Well, we’re where we usually are … in our recliners downstairs, channel surfing for a good movie to entertain us when the nine o’clock hour arrives. Slim pickin’s, I’m afraid. Thus, we’ve settled in for more of what we’ve been doing for most of the afternoon…

editing my WIP (that’s writer lingo for “work in progress”).

There’s no better editor, friends, and the price is right. I’m pretty sure my mother’s been dotting her “i’s” and crossing her “t’s” from the womb. Nothing slips past her grammatical eye; at least I hope it doesn’t. Not this time. This time, I need it to count. This time, I need her critical input because I want my “work in progress” to be its best. To read its best. To put its best “words” forward in order to point others back the Word … Jesus Christ.

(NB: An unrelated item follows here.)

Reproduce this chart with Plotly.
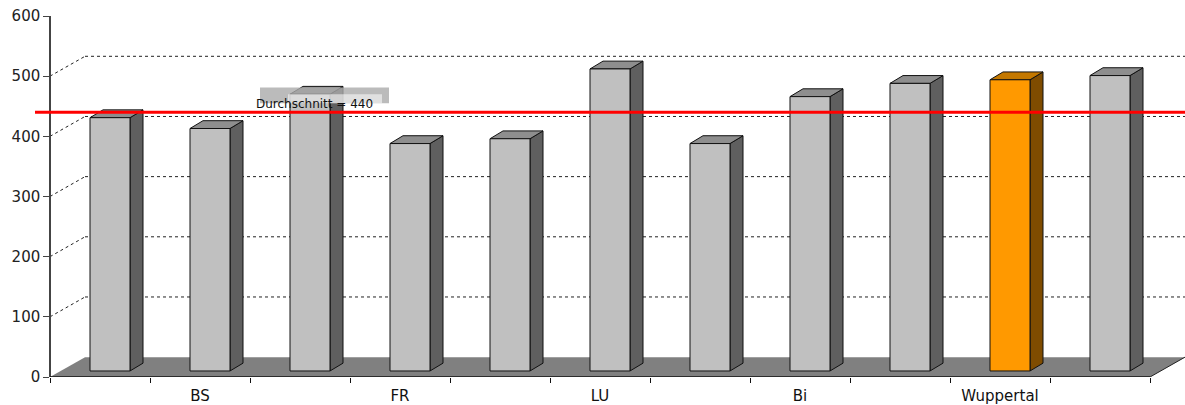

Mother is well-suited for the job. She’s been editing my life for the past forty-three years, always keeping my “sentences” in check and watching out for my “danglings” in whatever form they may come (I know, mom, it’s not a word, but it seems to fit with the flow of things … please forgive).

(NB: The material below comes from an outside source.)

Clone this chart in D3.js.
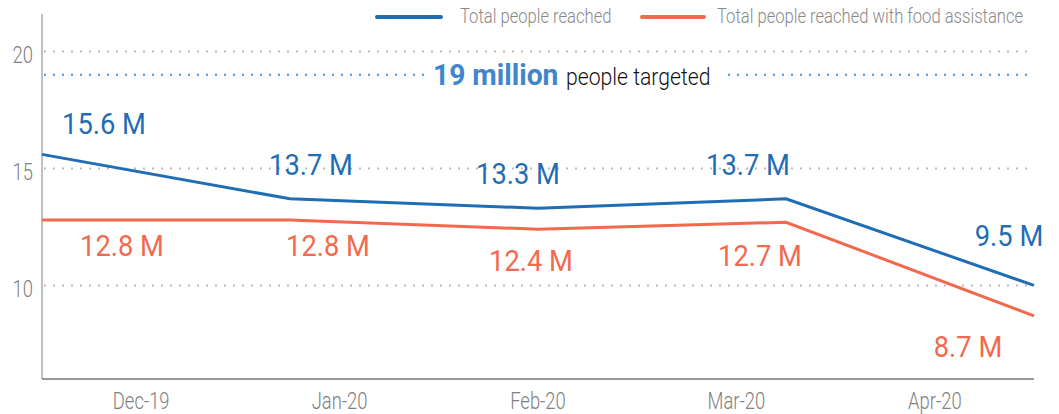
<!DOCTYPE html>
<html>
<head>
<title>People reached</title>
<script src="https://d3js.org/d3.v7.min.js"></script>
</head>
<body style="margin:0">
<style>
text { font-family: Roboto, "Noto Sans", sans-serif; }
</style>
<script>

// data
var months = ['Dec-19','Jan-20','Feb-20','Mar-20','Apr-20'];
var reached = [15.6, 13.7, 13.3, 13.7, 10.0];
var reachedLabels = ['15.6 M','13.7 M','13.3 M','13.7 M','9.5 M'];
var food = [12.8, 12.8, 12.4, 12.7, 8.7];
var foodLabels = ['12.8 M','12.8 M','12.4 M','12.7 M','8.7 M'];
var yTicks = [10, 15, 20];
var target = 19;
var seriesNames = ['Total people reached', 'Total people reached with food assistance'];

// label offsets from each point (placement only)
var reachedOff = [[62,-20],[21,-24],[-20,-24],[-38,-24],[-25,-39]];
var foodOff = [[80,36],[38,36],[-7,42],[-26,44],[-66,41]];

var blue = '#1f6db4', red = '#f2694e';

var W = 1059, H = 414;
var plotL = 42, plotR = 1034, plotT = 14, plotB = 379;

var svg = d3.select('body').append('svg').attr('width', W).attr('height', H);

var x = d3.scalePoint().domain(months).range([plotL, plotR]);
var xBand = d3.scaleBand().domain(months).range([plotL, plotR]);
var y = d3.scaleLinear().domain([6, 21.6]).range([plotB, plotT]);

// squeeze text to mimic a condensed face
function condense(sel, k) {
	sel.each(function(){
		var t = d3.select(this);
		t.attr('textLength', this.getComputedTextLength() * k).attr('lengthAdjust', 'spacingAndGlyphs');
	});
}

// grid
svg.selectAll('.grid').data(yTicks).enter().append('line')
	.attr('x1', plotL + 2).attr('x2', plotR)
	.attr('y1', function(d){ return y(d); }).attr('y2', function(d){ return y(d); })
	.style('stroke', '#bbb').style('stroke-width', 2).style('stroke-dasharray', '2,7');

svg.selectAll('.ytick').data(yTicks).enter().append('text')
	.attr('x', 33).attr('y', function(d){ return y(d) + 12; })
	.attr('text-anchor', 'end')
	.style('font-size', '23px').style('font-weight', 300).style('fill', '#808080')
	.text(function(d){ return d; })
	.call(condense, 0.8);

// target line
svg.append('line')
	.attr('x1', plotL + 2).attr('x2', plotR)
	.attr('y1', y(target)).attr('y2', y(target))
	.style('stroke', '#4a8fd0').style('stroke-width', 2).style('stroke-dasharray', '2,7');

var tg = svg.append('g');
tg.append('rect').attr('x', 427).attr('y', 60).attr('width', 294).attr('height', 32).style('fill', '#fff');
tg.append('text').attr('x', 433).attr('y', 85)
	.style('font-size', '30px').style('font-weight', 700).style('fill', '#3f86cc')
	.text(target + ' million').call(condense, 0.94);
tg.append('text').attr('x', 566).attr('y', 85)
	.style('font-size', '23px').style('font-weight', 300).style('fill', '#111')
	.text('people targeted').call(condense, 0.92);

// axes
svg.append('line').attr('x1', plotL).attr('x2', plotL).attr('y1', plotT).attr('y2', plotB)
	.style('stroke', '#aaa').style('stroke-width', 1.5);
svg.append('line').attr('x1', plotL).attr('x2', plotR).attr('y1', plotB).attr('y2', plotB)
	.style('stroke', '#999').style('stroke-width', 2);

svg.selectAll('.xtick').data(months).enter().append('text')
	.attr('x', function(d){ return xBand(d) + xBand.bandwidth() / 2; })
	.attr('y', 409)
	.attr('text-anchor', 'middle')
	.style('font-size', '23px').style('font-weight', 300).style('fill', '#808080')
	.text(function(d){ return d; })
	.call(condense, 0.8);

// lines
var line = d3.line().x(function(d, i){ return x(months[i]); }).y(function(d){ return y(d); });

[[food, red, foodLabels, foodOff], [reached, blue, reachedLabels, reachedOff]].forEach(function(s){
	svg.append('path').datum(s[0]).attr('d', line)
		.style('fill', 'none').style('stroke', s[1]).style('stroke-width', 3);
	svg.selectAll(null).data(s[0]).enter().append('text')
		.attr('x', function(d, i){ return x(months[i]) + s[3][i][0]; })
		.attr('y', function(d, i){ return y(d) + s[3][i][1]; })
		.attr('text-anchor', 'middle')
		.style('font-size', '30px').style('fill', s[1])
		.text(function(d, i){ return s[2][i]; })
		.call(condense, 0.91);
});

// legend
var legend = [[377, 441, 460, blue], [642, 704, 717, red]];
legend.forEach(function(l, i){
	svg.append('line').attr('x1', l[0]).attr('x2', l[1]).attr('y1', 17).attr('y2', 17)
		.style('stroke', l[3]).style('stroke-width', 4).style('stroke-linecap', 'round');
	svg.append('text').attr('x', l[2]).attr('y', 23)
		.style('font-size', '20px').style('font-weight', 300).style('fill', '#888')
		.text(seriesNames[i]).call(condense, 0.83);
});

</script>
</body>
</html>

She’s been my critical eye because, quite honestly, I’ve needed her to be. She’s not intrusive; far from it. She’s simply available for the edit. She wants my life to read its best and for me to put my best “words” forward in order to point others back to the Word.

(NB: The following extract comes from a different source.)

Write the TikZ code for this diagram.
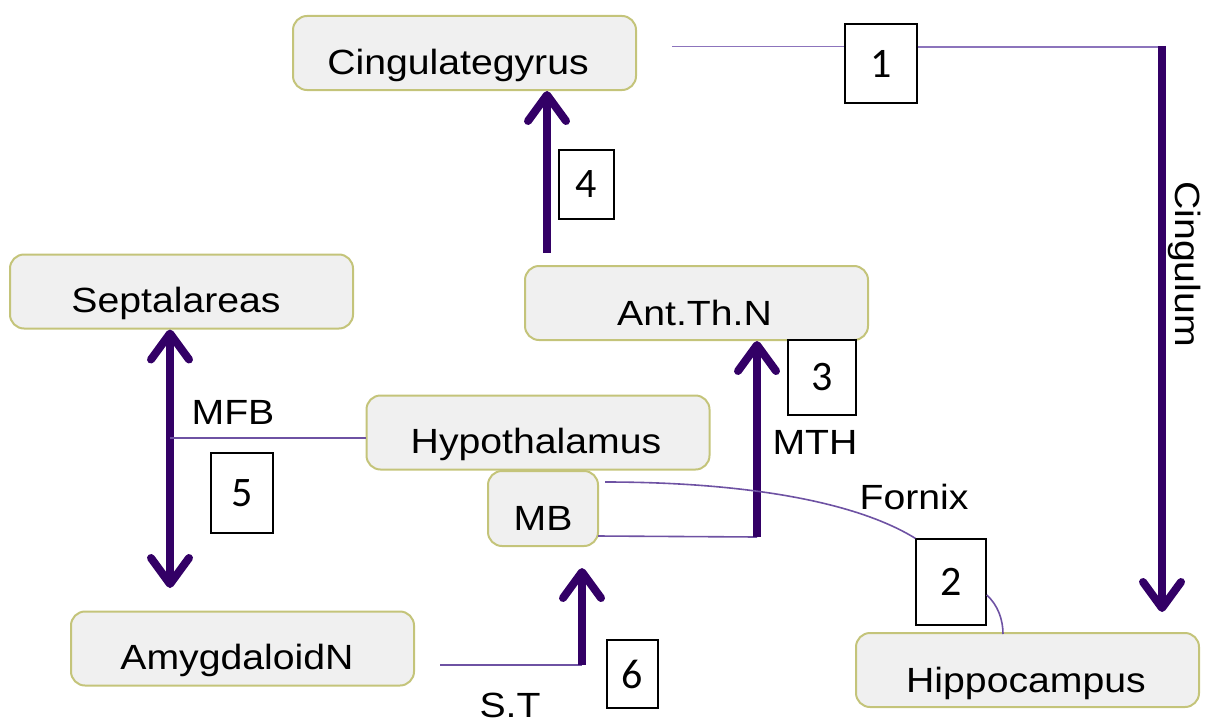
\documentclass[tikz,border=0pt]{standalone}
\usepackage{fontspec}
\setmainfont{Liberation Sans}
\newfontfamily\labfont[FakeStretch=1.12]{Liberation Sans}
\newfontfamily\numfont{Carlito}
\usetikzlibrary{arrows.meta}
\definecolor{boxfill}{HTML}{F0F0F0}
\definecolor{boxline}{HTML}{C4C47A}
\definecolor{thickc}{HTML}{330066}
\definecolor{thinc}{HTML}{6E52A3}
\definecolor{thinlight}{HTML}{8C74BC}
\begin{document}
\begin{tikzpicture}[x=1pt,y=-1pt,
  region/.style={draw=boxline, line width=2pt, fill=boxfill, rounded corners=14pt, minimum width=343pt, minimum height=74pt, inner sep=0pt},
  txt/.style={font=\labfont\fontsize{35}{40}\selectfont, text height=25pt, text depth=0pt, inner sep=0pt},
  numbox/.style 2 args={draw=black, line width=1.3pt, fill=white, inner sep=0pt, minimum width=#1pt, minimum height=#2pt, font=\numfont\fontsize{42}{48}\selectfont},
  barb/.tip={Straight Barb[length=26pt,width=38pt,round]},
  fiber/.style={draw=thickc, line width=8pt, -barb},
  fiberboth/.style={draw=thickc, line width=8pt, barb-barb},
  thinline/.style={draw=thinc, line width=1.6pt},
]
\useasboundingbox (0,0) rectangle (1214,725);
% regions
\node[region] (cg) at (464.5,53) {};
\node[txt] (cgt) at (458,62) {Cingulategyrus};
\node[region] (ath) at (696.5,303) {};
\node[txt] (atht) at (694.5,312.5) {Ant.Th.N};
\node[region] (sep) at (181.5,291.5) {};
\node[txt] (sept) at (176,300) {Septalareas};
\node[region] (hyp) at (538,432.5) {};
\node[txt] (hypt) at (536,441) {Hypothalamus};
\node[region, minimum width=110pt, minimum height=75pt] (mb) at (543,508.5) {};
\node[txt] (mbt) at (543,518) {MB};
\node[region] (amy) at (242.5,648.5) {};
\node[txt] (amyt) at (237,657) {AmygdaloidN};
\node[region] (hip) at (1027.5,670) {};
\node[txt] (hipt) at (1026,680) {Hippocampus};
% number boxes
\node[numbox={72}{79}] (n1) at (881,63.5) {1};
\node[numbox={55}{69}] (n4) at (586.5,184.5) {4};
\node[numbox={68}{75}] (n3) at (822,377.5) {3};
\node[numbox={62}{80}] (n5) at (242,493) {5};
\node[numbox={70}{86}] (n2) at (951,582) {2};
\node[numbox={51}{68}] (n6) at (632.5,674) {6};
% labels
\node[txt] (mfbl) at (233,412) {MFB};
\node[txt] (mthl) at (815,442) {MTH};
\node[txt] (fxl) at (914,497) {Fornix};
\node[txt] (stl) at (510,705) {S.T};
\node[txt, rotate=-90] (cgl) at (1188,264) {Cingulum};
% coordinates
\coordinate (c1) at (672,46.5);
\coordinate (cgc) at (1162,47);
\coordinate (cge) at (1162,612);
\coordinate (a4s) at (547,253);
\coordinate (mbl) at (598,536);
\coordinate (mbc) at (757,537);
\coordinate (a5e) at (170,588);
\coordinate (mfb) at (170,438);
\coordinate (fx) at (605,482);
\coordinate (hipf) at (1003,634);
\coordinate (sts) at (440,665);
\coordinate (stc) at (582,665);
\coordinate (a6e) at (582,568);
% connectors
\draw[thinline, draw=thinlight] (c1) -- (n1.west |- c1);
\draw[thinline, draw=thinlight] (n1.east |- cgc) -- (cgc);
\draw[fiber, shorten <=-1pt] (cgc) -- (cge);
\draw[fiber] (a4s) -- (a4s |- cg.south);
\draw[thinline] (mbl) -- (mbc);
\draw[fiber] (mbc) -- (mbc |- ath.south);
\draw[fiberboth] (sep.south -| a5e) -- (a5e);
\draw[thinline] (mfb) -- (hyp.west |- mfb);
\draw[thinline] (fx) .. controls (730,482) and (850,498) .. (n2.north west);
\draw[thinline] ([yshift=-13pt]n2.east) .. controls (998,605) and (1003,620) .. (hipf);
\draw[thinline] (sts) -- (stc);
\draw[fiber] (stc) -- (a6e);
\end{tikzpicture}
\end{document}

Isn’t that a worthy calling? A high and noble calling, not just for a mother but for all of us? To always be in the process of a life’s edit so as to “read” at level best, pointing others back to the person of Jesus Christ?

Most assuredly, we won’t “catch” everything. Even the best manuscripts boast an occasional typo or two or dozen that slip past the scrutiny of an expert editor like my mother. Typos are part of our humanity, reminding us that full perfection lies just out of reach and on the other side of a final edit. But does that mean we shouldn’t try? That we shouldn’t allow our words and our lives some raw exposure before a few trusted people and allow them a critical eye in the process of our becoming?

Our “becoming” was designed with corporate input in mind, for the back and forth editing of each other’s lives. Never as a tool for diminishing a life’s worth, but as an instrument for moving that life toward a better perfection. A better read. A better WIP, filled with words and plots and intrigue that catches the attention and interest of the reader and points him/her back to Jesus.

I want an edited life friends. Average and adequate no longer interest me. I’m after better. In fact, I’d settle for a best-seller. My book may never make that list, but in the end, the book is just extra. What matters to me is my life, and I’m counting on it “reading” better in a week’s time than how it reads today.

To get there, I choose exposure.

To my mom and my dad. To my husband and my children. To my church and my community. To strangers and friends alike. To God, the Spirit and the Son. To everyone and to each situation, I offer my life for the edit.

I may not always willingly receive the revisions, but by God’s grace and with his help, I endeavor to grow with the process. To be a WIP, opened for the reading and, hopefully, with words enough to point others back Jesus.

He is the Author and Perfecter, the Finisher of my manuscript. Even so, come and write my life this night, Lord Jesus. Thus, I pray…

For a mother who edits, I thank you, Lord. For a Father who edits, all the more! I don’t know the final plans you have for my current WIP, but I am forever grateful for the end you have planned for my life. Write me and revise me according to that end, not mine. Give me the wisdom to bend to your pen and the humility to bow to your correction. I want to be your best read. I want my life to point others back to you. Edit me for kingdom purposes, and keep me ever mindful of the privilege I hold in having you as my Publisher. Amen.